Иначе обстоит дело с обществами животных. У каждого вида способности, очень, впрочем, ограниченные и по количеству, и, даже когда они вытекают не из инстинкта, по качеству, равномерно распределены между индивидами. Каждый умеет делать то же, что делают другие, и так же хорошо, как они. Каждый умеет отыскивать пищу, избегать врагов, рыть нору, строить гнездо и т. д. Никто из животных, будучи на воле и здоровым, не ждет и не требует помощи от соседа, который, в свою очередь, тоже обходится без чужой помощи.

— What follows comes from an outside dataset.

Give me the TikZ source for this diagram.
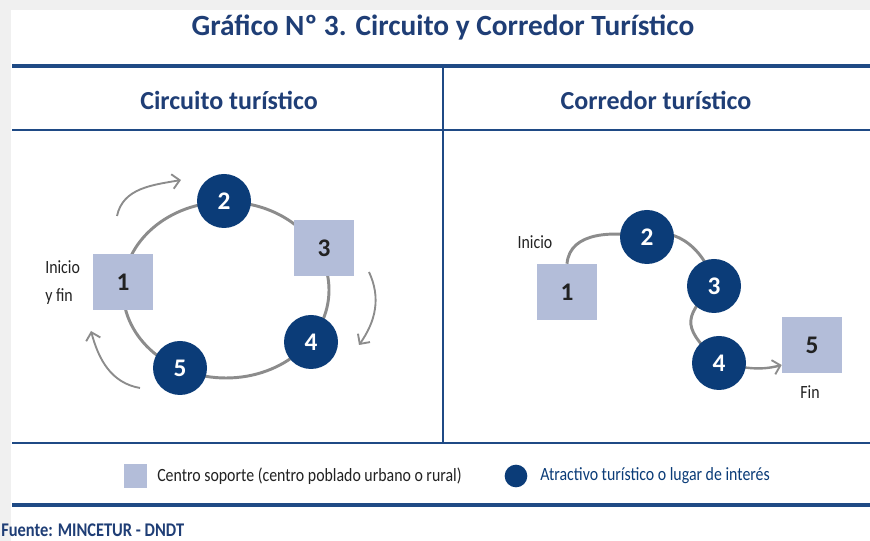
\documentclass[tikz,border=0pt]{standalone}
\usepackage{fontspec}
\setmainfont{Carlito}[FakeStretch=0.85]
\newfontfamily\widefont{Carlito}
\usetikzlibrary{arrows.meta,backgrounds}
\definecolor{navy}{HTML}{0B3C78}
\definecolor{titleblue}{HTML}{1F3E76}
\definecolor{lineblue}{HTML}{1F4A85}
\definecolor{lavender}{HTML}{B3BDD9}
\definecolor{arrowgray}{HTML}{8C8C8C}
\definecolor{darktext}{HTML}{222222}
\definecolor{edgegray}{HTML}{F0F0F0}
\tikzset{
  sqbox/.style={fill=lavender, minimum width=45pt, minimum height=42pt, inner sep=0pt,
    text=darktext, font=\widefont\fontsize{19}{19}\selectfont\bfseries},
  dot/.style={circle, fill=navy, minimum size=40.5pt, inner sep=0pt,
    text=white, font=\widefont\fontsize{19}{19}\selectfont\bfseries},
  ring/.style={draw=arrowgray, line width=2.2pt},
  turn/.style={draw=arrowgray, line width=1.4pt, -{Straight Barb[length=5.5pt,width=11pt,line width=1.4pt]}},
  header/.style={text=titleblue, font=\widefont\fontsize{19.5}{19.5}\selectfont\bfseries},
  lbl/.style={text=darktext, font=\fontsize{14}{16}\selectfont},
  thickrule/.style={draw=lineblue, line width=2.3pt},
  thinrule/.style={draw=lineblue, line width=1.1pt}
}
\begin{document}
\begin{tikzpicture}[x=0.75pt,y=0.75pt]
\useasboundingbox (0,0) rectangle (870,541);
\begin{scope}[on background layer]
\fill[edgegray] (0,0) rectangle (870,541);
\fill[white] (11,0) rectangle (870,531);
\end{scope}
% title
\node[text=titleblue, font=\widefont\fontsize{22}{22}\selectfont\bfseries] (title) at (443,513) {Gráfico Nº 3. Circuito y Corredor Turístico};
% rules
\draw[thickrule] (12,475) -- (870,475);
\draw[thinrule] (12,411) -- (870,411);
\draw[thinrule] (443,475) -- (443,98);
\draw[thinrule] (12,98) -- (870,98);
\draw[thickrule] (12,36) -- (870,36);
% headers
\node[header] (h1) at (229,441) {Circuito turístico};
\node[header] (h2) at (656,441) {Corredor turístico};
% left: circuit
\coordinate (ringc) at (226,251);
\node[sqbox] (c1) at (123,259) {1};
\node[dot] (c2) at (224,340) {2};
\node[sqbox] (c3) at (324,293) {3};
\node[dot] (c4) at (311,199) {4};
\node[dot] (c5) at (180,173) {5};
\node[lbl, anchor=west, align=left, inner sep=0pt] (ini) at (45,258) {Inicio\\[5pt]y fin};
\begin{scope}[on background layer]
  \draw[ring] (ringc) ellipse [x radius=77.25pt, y radius=66pt];
\end{scope}
\coordinate (a1s) at (117,325);
\coordinate (a1e) at (181,361);
\coordinate (a2s) at (369,269);
\coordinate (a2e) at (359,196);
\coordinate (a3s) at (140,153);
\coordinate (a3e) at (91,210);
\draw[turn] (a1s) to[out=78,in=190] (a1e);
\draw[turn] (a2s) to[out=-65,in=55] (a2e);
\draw[turn] (a3s) to[out=170,in=-75] (a3e);
% right: corridor
\node[sqbox] (r1) at (567,249) {1};
\node[dot] (r2) at (647,304) {2};
\node[dot] (r3) at (714,255) {3};
\node[dot] (r4) at (719,178) {4};
\node[sqbox] (r5) at (812,196) {5};
\node[lbl] (rini) at (535,299) {Inicio};
\node[lbl] (rfin) at (810,149) {Fin};
\begin{scope}[on background layer]
  \draw[ring] (r1.north) to[out=85,in=170] (r2.center);
  \draw[ring] (r2.center) to[out=25,in=100] (r3.center);
  \draw[ring] (r3.center) to[out=225,in=135,looseness=1.6] (r4.center);
  \draw[ring, line width=1.8pt, -{Straight Barb[length=5.5pt,width=11pt,line width=1.4pt]}] (r4.center) to[out=-10,in=195] ([yshift=-15pt]r5.west);
\end{scope}
% legend
\node[fill=lavender, minimum width=17pt, minimum height=18pt, inner sep=0pt] (legsq) at (135.5,65) {};
\node[lbl, anchor=west, inner sep=0pt] (legsqt) at (157,65) {Centro soporte (centro poblado urbano o rural)};
\node[circle, fill=navy, minimum size=17pt, inner sep=0pt] (legdot) at (516,65) {};
\node[lbl, text=navy, anchor=west, inner sep=0pt] (legdott) at (540,65) {Atractivo turístico o lugar de interés};
% source
\node[text=titleblue, font=\fontsize{14.5}{14.5}\selectfont\bfseries, anchor=west, inner sep=0pt] (src) at (1,11) {Fuente: MINCETUR - DNDT};
\end{tikzpicture}
\end{document}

Общественные животные живут рядом друг с другом, не обмениваясь мыслями и чувствами. Все делают одно и то же, им нечему учиться, нечего запоминать. Они один другого видят, чувствуют, соприкасаются друг с другом, но не понимают один другого. Люди постоянно обмениваются между собой мыслями и чувствами, произведениями и услугами. Все, что происходит в обществе, все, чему в нем можно научиться, необходимо человеку; но из всей громадной суммы продуктов и идей отдельному человеку дано сделать и достигнуть так мало, что его доля в сравнении с общей суммой подобна атому в сравнении с солнцем. Человек является человеком только благодаря обществу, которое, в свою очередь, существует лишь благодаря равновесию и гармонии составляющих его сил.

У животных общество имеет форму простую, у людей же сложную. Человека объединяет с человеком тот же инстинкт, который объединяет и животных; но характер общества, объединяющего людей, иной, чем характер обществ, объединяющих животных; из этого именно различия вытекает и все различие в нравственности.